=== DATASET CONTENT ===

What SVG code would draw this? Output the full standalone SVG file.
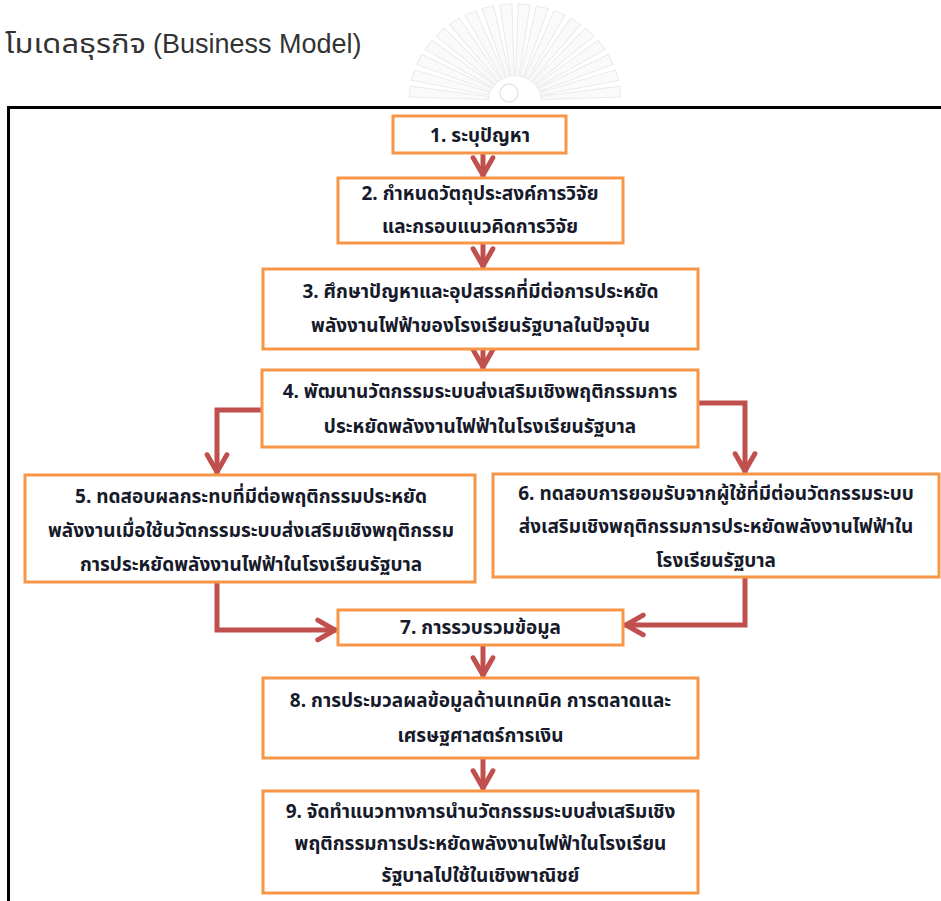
<svg xmlns="http://www.w3.org/2000/svg" width="941" height="901" viewBox="0 0 941 901">
  <defs>
    <marker id="open-arrow" viewBox="0 0 10 10" refX="9" refY="5" markerWidth="5.2" markerHeight="5.2" orient="auto" markerUnits="strokeWidth">
      <path d="M1.6,1.2 L8.2,5 L1.6,8.8" fill="none" stroke="#c0504d" stroke-width="1.9" stroke-linecap="round" stroke-linejoin="round"/>
    </marker>
    <!-- one ray of the background emblem, pointing left from the hub -->
    <polygon id="ray" points="486,98.5 414,94.5 414,105.5 486,101.5"/>
  </defs>
  <style>
    .title-th { font-family: "Noto Sans Thai", "Noto Sans", "Liberation Sans", sans-serif; font-size: 27px; fill: #333333; }
    .title-en { font-family: "Liberation Sans", "Noto Sans", sans-serif; font-size: 27px; fill: #333333; }
    .box { fill: #ffffff; stroke: #f79646; stroke-width: 3; }
    .lbl { font-family: "Noto Sans Thai", "Noto Sans", "DejaVu Sans", sans-serif; font-size: 19px; font-weight: bold; fill: #161a2a; text-anchor: middle; }
    .conn { fill: none; stroke: #c0504d; stroke-width: 5; marker-end: url(#open-arrow); }
    .frame { fill: none; stroke: #000000; stroke-width: 3; }
    .ray { fill: #fafafa; stroke: #ebebeb; stroke-width: 1; }
  </style>

  <rect x="0" y="0" width="941" height="901" fill="#ffffff"/>

  <!-- faint emblem in the page background -->
  <g id="emblem">
    <g transform="translate(515 100) scale(1.1 1) translate(-510 -100)">
      <use class="ray" href="#ray" transform="rotate(5 510 100)"/>
      <use class="ray" href="#ray" transform="rotate(15 510 100)"/>
      <use class="ray" href="#ray" transform="rotate(25 510 100)"/>
      <use class="ray" href="#ray" transform="rotate(35 510 100)"/>
      <use class="ray" href="#ray" transform="rotate(45 510 100)"/>
      <use class="ray" href="#ray" transform="rotate(55 510 100)"/>
      <use class="ray" href="#ray" transform="rotate(65 510 100)"/>
      <use class="ray" href="#ray" transform="rotate(75 510 100)"/>
      <use class="ray" href="#ray" transform="rotate(85 510 100)"/>
      <use class="ray" href="#ray" transform="rotate(95 510 100)"/>
      <use class="ray" href="#ray" transform="rotate(105 510 100)"/>
      <use class="ray" href="#ray" transform="rotate(115 510 100)"/>
      <use class="ray" href="#ray" transform="rotate(125 510 100)"/>
      <use class="ray" href="#ray" transform="rotate(135 510 100)"/>
      <use class="ray" href="#ray" transform="rotate(145 510 100)"/>
      <use class="ray" href="#ray" transform="rotate(155 510 100)"/>
      <use class="ray" href="#ray" transform="rotate(165 510 100)"/>
      <use class="ray" href="#ray" transform="rotate(175 510 100)"/>
    </g>
    <circle cx="509" cy="93" r="9" fill="#ffffff" stroke="#e6e6e6" stroke-width="1.5"/>
  </g>

  <text class="title-th" x="5" y="53" textLength="141" lengthAdjust="spacingAndGlyphs">โมเดลธุรกิจ</text>
  <text class="title-en" x="153" y="53">(Business Model)</text>

  <!-- outer frame: top and left edges -->
  <path class="frame" d="M941,107.5 L8.5,107.5 L8.5,901"/>

  <g id="connectors">
    <path class="conn" d="M483,154 L483,177"/>
    <path class="conn" d="M483,244 L483,268"/>
    <path class="conn" d="M483,350 L483,369"/>
    <path class="conn" d="M262,410 L217,410 L217,474"/>
    <path class="conn" d="M698,403 L745,403 L745,473"/>
    <path class="conn" d="M217,583 L217,630 L337,630"/>
    <path class="conn" d="M745,578 L745,625 L624,625"/>
    <path class="conn" d="M483,646 L483,677"/>
    <path class="conn" d="M483,759 L483,790"/>
  </g>

  <g id="n1">
    <rect class="box" x="393" y="116" width="173" height="37"/>
    <text class="lbl" x="480" y="142">1. ระบุปัญหา</text>
  </g>
  <g id="n2">
    <rect class="box" x="338" y="178" width="285" height="65"/>
    <text class="lbl" x="480" y="200">2. กำหนดวัตถุประสงค์การวิจัย</text>
    <text class="lbl" x="480" y="233">และกรอบแนวคิดการวิจัย</text>
  </g>
  <g id="n3">
    <rect class="box" x="263" y="269" width="435" height="80"/>
    <text class="lbl" x="480.5" y="298">3. ศึกษาปัญหาและอุปสรรคที่มีต่อการประหยัด</text>
    <text class="lbl" x="480.5" y="332">พลังงานไฟฟ้าของโรงเรียนรัฐบาลในปัจจุบัน</text>
  </g>
  <g id="n4">
    <rect class="box" x="262" y="370" width="436" height="77"/>
    <text class="lbl" x="480" y="398">4. พัฒนานวัตกรรมระบบส่งเสริมเชิงพฤติกรรมการ</text>
    <text class="lbl" x="480" y="433">ประหยัดพลังงานไฟฟ้าในโรงเรียนรัฐบาล</text>
  </g>
  <g id="n5">
    <rect class="box" x="25" y="475" width="450" height="107"/>
    <text class="lbl" x="251" y="503">5. ทดสอบผลกระทบที่มีต่อพฤติกรรมประหยัด</text>
    <text class="lbl" x="251" y="537">พลังงานเมื่อใช้นวัตกรรมระบบส่งเสริมเชิงพฤติกรรม</text>
    <text class="lbl" x="251" y="571">การประหยัดพลังงานไฟฟ้าในโรงเรียนรัฐบาล</text>
  </g>
  <g id="n6">
    <rect class="box" x="493" y="474" width="446" height="103"/>
    <text class="lbl" x="716" y="500">6. ทดสอบการยอมรับจากผู้ใช้ที่มีต่อนวัตกรรมระบบ</text>
    <text class="lbl" x="716" y="533">ส่งเสริมเชิงพฤติกรรมการประหยัดพลังงานไฟฟ้าใน</text>
    <text class="lbl" x="716" y="567">โรงเรียนรัฐบาล</text>
  </g>
  <g id="n7">
    <rect class="box" x="338" y="610" width="285" height="35"/>
    <text class="lbl" x="480.5" y="634">7. การรวบรวมข้อมูล</text>
  </g>
  <g id="n8">
    <rect class="box" x="263" y="678" width="435" height="80"/>
    <text class="lbl" x="480.5" y="707">8. การประมวลผลข้อมูลด้านเทคนิค การตลาดและ</text>
    <text class="lbl" x="480.5" y="742">เศรษฐศาสตร์การเงิน</text>
  </g>
  <g id="n9">
    <rect class="box" x="263" y="791" width="435" height="102"/>
    <text class="lbl" x="480.5" y="818">9. จัดทำแนวทางการนำนวัตกรรมระบบส่งเสริมเชิง</text>
    <text class="lbl" x="480.5" y="850">พฤติกรรมการประหยัดพลังงานไฟฟ้าในโรงเรียน</text>
    <text class="lbl" x="480.5" y="882">รัฐบาลไปใช้ในเชิงพาณิชย์</text>
  </g>
</svg>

===

— EXERCISE BRIEF —
Go through the listing above and quote it exactly, apart from its images.

— ANSWER TO THIS EXERCISE —
What SVG code would draw this? Output the full standalone SVG file.
<svg xmlns="http://www.w3.org/2000/svg" width="941" height="901" viewBox="0 0 941 901">
  <defs>
    <marker id="open-arrow" viewBox="0 0 10 10" refX="9" refY="5" markerWidth="5.2" markerHeight="5.2" orient="auto" markerUnits="strokeWidth">
      <path d="M1.6,1.2 L8.2,5 L1.6,8.8" fill="none" stroke="#c0504d" stroke-width="1.9" stroke-linecap="round" stroke-linejoin="round"/>
    </marker>
    <!-- one ray of the background emblem, pointing left from the hub -->
    <polygon id="ray" points="486,98.5 414,94.5 414,105.5 486,101.5"/>
  </defs>
  <style>
    .title-th { font-family: "Noto Sans Thai", "Noto Sans", "Liberation Sans", sans-serif; font-size: 27px; fill: #333333; }
    .title-en { font-family: "Liberation Sans", "Noto Sans", sans-serif; font-size: 27px; fill: #333333; }
    .box { fill: #ffffff; stroke: #f79646; stroke-width: 3; }
    .lbl { font-family: "Noto Sans Thai", "Noto Sans", "DejaVu Sans", sans-serif; font-size: 19px; font-weight: bold; fill: #161a2a; text-anchor: middle; }
    .conn { fill: none; stroke: #c0504d; stroke-width: 5; marker-end: url(#open-arrow); }
    .frame { fill: none; stroke: #000000; stroke-width: 3; }
    .ray { fill: #fafafa; stroke: #ebebeb; stroke-width: 1; }
  </style>

  <rect x="0" y="0" width="941" height="901" fill="#ffffff"/>

  <!-- faint emblem in the page background -->
  <g id="emblem">
    <g transform="translate(515 100) scale(1.1 1) translate(-510 -100)">
      <use class="ray" href="#ray" transform="rotate(5 510 100)"/>
      <use class="ray" href="#ray" transform="rotate(15 510 100)"/>
      <use class="ray" href="#ray" transform="rotate(25 510 100)"/>
      <use class="ray" href="#ray" transform="rotate(35 510 100)"/>
      <use class="ray" href="#ray" transform="rotate(45 510 100)"/>
      <use class="ray" href="#ray" transform="rotate(55 510 100)"/>
      <use class="ray" href="#ray" transform="rotate(65 510 100)"/>
      <use class="ray" href="#ray" transform="rotate(75 510 100)"/>
      <use class="ray" href="#ray" transform="rotate(85 510 100)"/>
      <use class="ray" href="#ray" transform="rotate(95 510 100)"/>
      <use class="ray" href="#ray" transform="rotate(105 510 100)"/>
      <use class="ray" href="#ray" transform="rotate(115 510 100)"/>
      <use class="ray" href="#ray" transform="rotate(125 510 100)"/>
      <use class="ray" href="#ray" transform="rotate(135 510 100)"/>
      <use class="ray" href="#ray" transform="rotate(145 510 100)"/>
      <use class="ray" href="#ray" transform="rotate(155 510 100)"/>
      <use class="ray" href="#ray" transform="rotate(165 510 100)"/>
      <use class="ray" href="#ray" transform="rotate(175 510 100)"/>
    </g>
    <circle cx="509" cy="93" r="9" fill="#ffffff" stroke="#e6e6e6" stroke-width="1.5"/>
  </g>

  <text class="title-th" x="5" y="53" textLength="141" lengthAdjust="spacingAndGlyphs">โมเดลธุรกิจ</text>
  <text class="title-en" x="153" y="53">(Business Model)</text>

  <!-- outer frame: top and left edges -->
  <path class="frame" d="M941,107.5 L8.5,107.5 L8.5,901"/>

  <g id="connectors">
    <path class="conn" d="M483,154 L483,177"/>
    <path class="conn" d="M483,244 L483,268"/>
    <path class="conn" d="M483,350 L483,369"/>
    <path class="conn" d="M262,410 L217,410 L217,474"/>
    <path class="conn" d="M698,403 L745,403 L745,473"/>
    <path class="conn" d="M217,583 L217,630 L337,630"/>
    <path class="conn" d="M745,578 L745,625 L624,625"/>
    <path class="conn" d="M483,646 L483,677"/>
    <path class="conn" d="M483,759 L483,790"/>
  </g>

  <g id="n1">
    <rect class="box" x="393" y="116" width="173" height="37"/>
    <text class="lbl" x="480" y="142">1. ระบุปัญหา</text>
  </g>
  <g id="n2">
    <rect class="box" x="338" y="178" width="285" height="65"/>
    <text class="lbl" x="480" y="200">2. กำหนดวัตถุประสงค์การวิจัย</text>
    <text class="lbl" x="480" y="233">และกรอบแนวคิดการวิจัย</text>
  </g>
  <g id="n3">
    <rect class="box" x="263" y="269" width="435" height="80"/>
    <text class="lbl" x="480.5" y="298">3. ศึกษาปัญหาและอุปสรรคที่มีต่อการประหยัด</text>
    <text class="lbl" x="480.5" y="332">พลังงานไฟฟ้าของโรงเรียนรัฐบาลในปัจจุบัน</text>
  </g>
  <g id="n4">
    <rect class="box" x="262" y="370" width="436" height="77"/>
    <text class="lbl" x="480" y="398">4. พัฒนานวัตกรรมระบบส่งเสริมเชิงพฤติกรรมการ</text>
    <text class="lbl" x="480" y="433">ประหยัดพลังงานไฟฟ้าในโรงเรียนรัฐบาล</text>
  </g>
  <g id="n5">
    <rect class="box" x="25" y="475" width="450" height="107"/>
    <text class="lbl" x="251" y="503">5. ทดสอบผลกระทบที่มีต่อพฤติกรรมประหยัด</text>
    <text class="lbl" x="251" y="537">พลังงานเมื่อใช้นวัตกรรมระบบส่งเสริมเชิงพฤติกรรม</text>
    <text class="lbl" x="251" y="571">การประหยัดพลังงานไฟฟ้าในโรงเรียนรัฐบาล</text>
  </g>
  <g id="n6">
    <rect class="box" x="493" y="474" width="446" height="103"/>
    <text class="lbl" x="716" y="500">6. ทดสอบการยอมรับจากผู้ใช้ที่มีต่อนวัตกรรมระบบ</text>
    <text class="lbl" x="716" y="533">ส่งเสริมเชิงพฤติกรรมการประหยัดพลังงานไฟฟ้าใน</text>
    <text class="lbl" x="716" y="567">โรงเรียนรัฐบาล</text>
  </g>
  <g id="n7">
    <rect class="box" x="338" y="610" width="285" height="35"/>
    <text class="lbl" x="480.5" y="634">7. การรวบรวมข้อมูล</text>
  </g>
  <g id="n8">
    <rect class="box" x="263" y="678" width="435" height="80"/>
    <text class="lbl" x="480.5" y="707">8. การประมวลผลข้อมูลด้านเทคนิค การตลาดและ</text>
    <text class="lbl" x="480.5" y="742">เศรษฐศาสตร์การเงิน</text>
  </g>
  <g id="n9">
    <rect class="box" x="263" y="791" width="435" height="102"/>
    <text class="lbl" x="480.5" y="818">9. จัดทำแนวทางการนำนวัตกรรมระบบส่งเสริมเชิง</text>
    <text class="lbl" x="480.5" y="850">พฤติกรรมการประหยัดพลังงานไฟฟ้าในโรงเรียน</text>
    <text class="lbl" x="480.5" y="882">รัฐบาลไปใช้ในเชิงพาณิชย์</text>
  </g>
</svg>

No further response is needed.